蘇童:序言
很高興能與世界各國讀者見面!
孟姜女哭長城的故事已在中國流傳了二千年,神話流傳的方式是從民間到民間,我的這次“重述”應該是這故事的又一次流傳,也還是從民間到民間,但幸運的是已經跨出國門了。
從某種意義上說,神話是飛翔的現實,沉重的現實飛翔起來,也許仍然沉重。但人們籍此短暫地脫離現實,卻是一次愉快的解脫,我們都需要這種解脫。
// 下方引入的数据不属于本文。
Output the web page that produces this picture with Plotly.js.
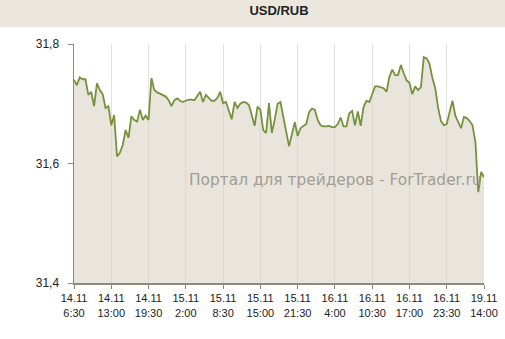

最瑰麗最奔放的想象力往往來自民間。我寫這部書,很大程度上是在重溫一種來自民間的情感生活,這種情感生活的結晶,在我看來恰好形成一種民間哲學,我的寫作過程也是探討這種民間哲學的過程。
人類所有的狂想都是遵循其情感方式的,自由、平等和公正,在生活之中,也在生活之外,神話教會我們一種特別的思維;在生活之中,盡情地跳到生活之外,我們的生存因此便也獲得了一種奇異的理由。在神話的創造者那裡,世界呈現出一種簡潔而溫暖的線條,人的生死來去有率性而粗陋的答案,因此所有嚴酷冷峻的現實問題都可以得到快捷的解決。
在“孟姜女哭長城”的故事裡,一個女子的眼淚最後哭倒了長城,與其說這是一個悲傷的故事,不如說是一個樂觀的故事。與其說是一個女子以眼淚結束了她漫長的尋夫之旅,不如說她用眼淚解決了一個巨大的人的困境。
如何說一個家喻戶曉的故事,永遠是橫在寫作者面前的一道難題。每個人心中都有一個孟姜女,我對孟姜女的認識其實也是對一個性別的認識,對一顆純樸的心的認識,對一種久違的情感的認識,我對孟姜女命運的認識其實是對苦難和生存的認識,孟姜女的故事是傳奇,但也許那不是一個底層女子的傳奇,是屬於一個階級的傳奇。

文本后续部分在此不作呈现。